::: Given information :::

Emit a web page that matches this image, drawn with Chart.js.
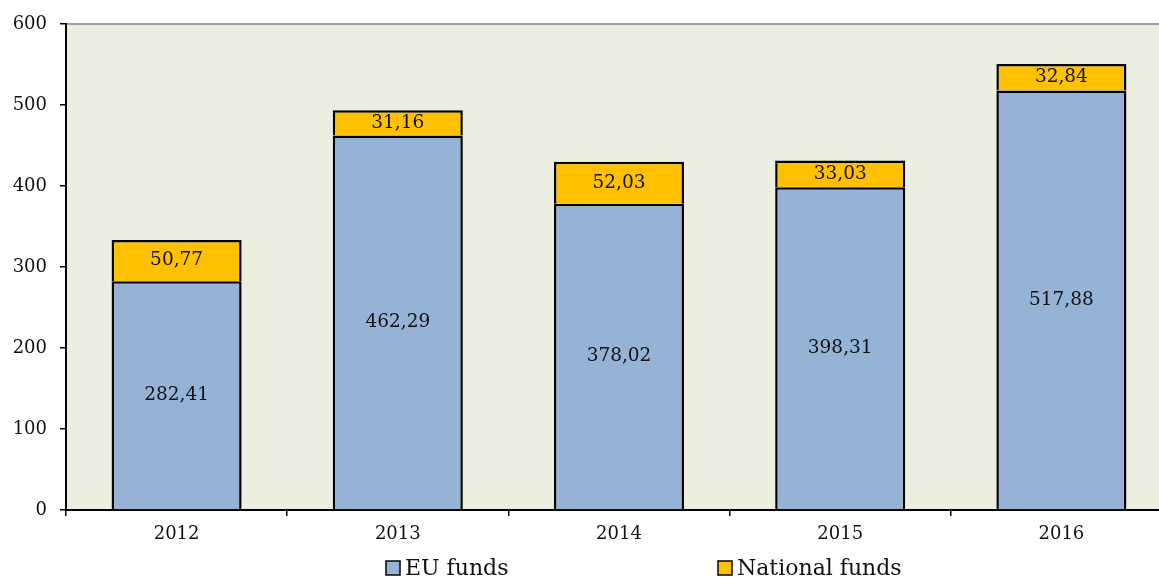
<!DOCTYPE html>
<html>
<head>
<meta charset="utf-8">
<script src="https://cdn.jsdelivr.net/npm/chart.js@4"></script>
<style>
  html, body { margin: 0; padding: 0; background: #fff; overflow: hidden; }
  #wrap { width: 1159px; height: 578px; overflow: hidden; }
  canvas { display: block; }
</style>
</head>
<body>
<div id="wrap"><canvas id="fundsChart" width="1180" height="578"></canvas></div>
<script>
// Data
const years = ['2012', '2013', '2014', '2015', '2016'];
const euFunds = [282.41, 462.29, 378.02, 398.31, 517.88];
const nationalFunds = [50.77, 31.16, 52.03, 33.03, 32.84];
const yTicks = [0, 100, 200, 300, 400, 500, 600];

const FONT = '"DejaVu Serif", serif';

// Plot background + grey top border
const plotBackground = {
    id: 'plotBackground',
    beforeDraw(chart) {
        const { ctx, chartArea: a } = chart;
        ctx.save();
        ctx.fillStyle = '#EBEFDF';
        ctx.fillRect(a.left, a.top, a.right - a.left, a.bottom - a.top);
        ctx.strokeStyle = '#A0A0A0';
        ctx.lineWidth = 2;
        ctx.beginPath();
        ctx.moveTo(a.left, a.top);
        ctx.lineTo(a.right, a.top);
        ctx.stroke();
        ctx.restore();
    }
};

// Values inside each bar segment, decimal comma
const segmentLabels = {
    id: 'segmentLabels',
    afterDatasetsDraw(chart) {
        const { ctx } = chart;
        ctx.save();
        ctx.font = '18.5px ' + FONT;
        ctx.fillStyle = '#111';
        ctx.textAlign = 'center';
        ctx.textBaseline = 'middle';
        chart.data.datasets.forEach((ds, i) => {
            chart.getDatasetMeta(i).data.forEach((bar, j) => {
                const p = bar.getProps(['x', 'y', 'base'], true);
                ctx.fillText(ds.data[j].toFixed(2).replace('.', ','), p.x, (p.y + p.base) / 2);
            });
        });
        ctx.restore();
    }
};

// Bottom legend with wide gap between items
const bottomLegend = {
    id: 'bottomLegend',
    afterDraw(chart) {
        const { ctx } = chart;
        const y = 568;
        const starts = [386, 718];
        ctx.save();
        ctx.font = '22px ' + FONT;
        ctx.textBaseline = 'middle';
        ctx.textAlign = 'left';
        chart.data.datasets.forEach((ds, i) => {
            const x = starts[i];
            ctx.fillStyle = ds.backgroundColor;
            ctx.fillRect(x, y - 7, 14, 14);
            ctx.strokeStyle = '#000';
            ctx.lineWidth = 1.5;
            ctx.strokeRect(x, y - 7, 14, 14);
            ctx.fillStyle = '#111';
            ctx.fillText(ds.label, x + 19, y + 1);
        });
        ctx.restore();
    }
};

new Chart(document.getElementById('fundsChart').getContext('2d'), {
    type: 'bar',
    data: {
        labels: years,
        datasets: [
            { label: 'EU funds', data: euFunds, backgroundColor: '#95B3D7', borderColor: '#000', borderWidth: 2.5 },
            { label: 'National funds', data: nationalFunds, backgroundColor: '#FFC000', borderColor: '#000', borderWidth: 2.5 }
        ]
    },
    options: {
        responsive: false,
        animation: false,
        devicePixelRatio: 1,
        layout: { padding: { top: 24, right: 8, left: 0, bottom: 0 } },
        datasets: { bar: { barPercentage: 0.588, categoryPercentage: 1 } },
        plugins: { legend: { display: false }, tooltip: { enabled: false } },
        scales: {
            x: {
                stacked: true,
                afterFit: s => { s.height = 68; },
                grid: { drawOnChartArea: false, drawTicks: true, tickLength: 6, color: '#000', lineWidth: 1.5, offset: true },
                border: { color: '#000', width: 2 },
                ticks: { color: '#111', font: { family: FONT, size: 18 }, padding: 8 }
            },
            y: {
                stacked: true,
                min: 0,
                max: 600,
                afterFit: s => { s.width = 66; },
                afterBuildTicks: s => { s.ticks = yTicks.map(v => ({ value: v })); },
                grid: { drawOnChartArea: false, drawTicks: true, tickLength: 6, color: '#000', lineWidth: 1.5 },
                border: { color: '#000', width: 2 },
                ticks: { color: '#111', font: { family: FONT, size: 18 }, padding: 13 }
            }
        }
    },
    plugins: [plotBackground, segmentLabels, bottomLegend]
});
</script>
</body>
</html>
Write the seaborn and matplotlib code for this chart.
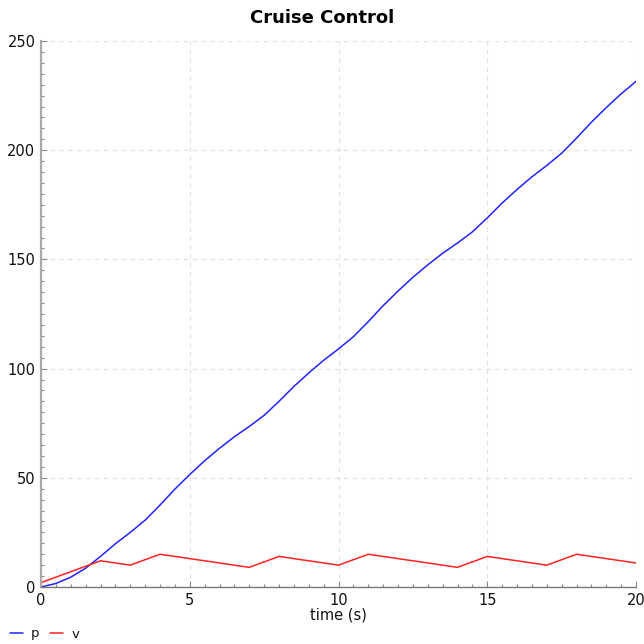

:::

Each record should be quoted exactly, with the images omitted.

Emit a web page that matches this image, drawn with Chart.js.
<!DOCTYPE html>
<html>
<head>
<meta charset="utf-8">
<script src="https://cdn.jsdelivr.net/npm/chart.js@4"></script>
<style>
  html, body { margin: 0; padding: 0; background: #fff; overflow: hidden; }
  #wrap { width: 1159px; height: 578px; overflow: hidden; }
  canvas { display: block; }
</style>
</head>
<body>
<div id="wrap"><canvas id="fundsChart" width="1180" height="578"></canvas></div>
<script>
// Data
const years = ['2012', '2013', '2014', '2015', '2016'];
const euFunds = [282.41, 462.29, 378.02, 398.31, 517.88];
const nationalFunds = [50.77, 31.16, 52.03, 33.03, 32.84];
const yTicks = [0, 100, 200, 300, 400, 500, 600];

const FONT = '"DejaVu Serif", serif';

// Plot background + grey top border
const plotBackground = {
    id: 'plotBackground',
    beforeDraw(chart) {
        const { ctx, chartArea: a } = chart;
        ctx.save();
        ctx.fillStyle = '#EBEFDF';
        ctx.fillRect(a.left, a.top, a.right - a.left, a.bottom - a.top);
        ctx.strokeStyle = '#A0A0A0';
        ctx.lineWidth = 2;
        ctx.beginPath();
        ctx.moveTo(a.left, a.top);
        ctx.lineTo(a.right, a.top);
        ctx.stroke();
        ctx.restore();
    }
};

// Values inside each bar segment, decimal comma
const segmentLabels = {
    id: 'segmentLabels',
    afterDatasetsDraw(chart) {
        const { ctx } = chart;
        ctx.save();
        ctx.font = '18.5px ' + FONT;
        ctx.fillStyle = '#111';
        ctx.textAlign = 'center';
        ctx.textBaseline = 'middle';
        chart.data.datasets.forEach((ds, i) => {
            chart.getDatasetMeta(i).data.forEach((bar, j) => {
                const p = bar.getProps(['x', 'y', 'base'], true);
                ctx.fillText(ds.data[j].toFixed(2).replace('.', ','), p.x, (p.y + p.base) / 2);
            });
        });
        ctx.restore();
    }
};

// Bottom legend with wide gap between items
const bottomLegend = {
    id: 'bottomLegend',
    afterDraw(chart) {
        const { ctx } = chart;
        const y = 568;
        const starts = [386, 718];
        ctx.save();
        ctx.font = '22px ' + FONT;
        ctx.textBaseline = 'middle';
        ctx.textAlign = 'left';
        chart.data.datasets.forEach((ds, i) => {
            const x = starts[i];
            ctx.fillStyle = ds.backgroundColor;
            ctx.fillRect(x, y - 7, 14, 14);
            ctx.strokeStyle = '#000';
            ctx.lineWidth = 1.5;
            ctx.strokeRect(x, y - 7, 14, 14);
            ctx.fillStyle = '#111';
            ctx.fillText(ds.label, x + 19, y + 1);
        });
        ctx.restore();
    }
};

new Chart(document.getElementById('fundsChart').getContext('2d'), {
    type: 'bar',
    data: {
        labels: years,
        datasets: [
            { label: 'EU funds', data: euFunds, backgroundColor: '#95B3D7', borderColor: '#000', borderWidth: 2.5 },
            { label: 'National funds', data: nationalFunds, backgroundColor: '#FFC000', borderColor: '#000', borderWidth: 2.5 }
        ]
    },
    options: {
        responsive: false,
        animation: false,
        devicePixelRatio: 1,
        layout: { padding: { top: 24, right: 8, left: 0, bottom: 0 } },
        datasets: { bar: { barPercentage: 0.588, categoryPercentage: 1 } },
        plugins: { legend: { display: false }, tooltip: { enabled: false } },
        scales: {
            x: {
                stacked: true,
                afterFit: s => { s.height = 68; },
                grid: { drawOnChartArea: false, drawTicks: true, tickLength: 6, color: '#000', lineWidth: 1.5, offset: true },
                border: { color: '#000', width: 2 },
                ticks: { color: '#111', font: { family: FONT, size: 18 }, padding: 8 }
            },
            y: {
                stacked: true,
                min: 0,
                max: 600,
                afterFit: s => { s.width = 66; },
                afterBuildTicks: s => { s.ticks = yTicks.map(v => ({ value: v })); },
                grid: { drawOnChartArea: false, drawTicks: true, tickLength: 6, color: '#000', lineWidth: 1.5 },
                border: { color: '#000', width: 2 },
                ticks: { color: '#111', font: { family: FONT, size: 18 }, padding: 13 }
            }
        }
    },
    plugins: [plotBackground, segmentLabels, bottomLegend]
});
</script>
</body>
</html>
Write the seaborn and matplotlib code for this chart.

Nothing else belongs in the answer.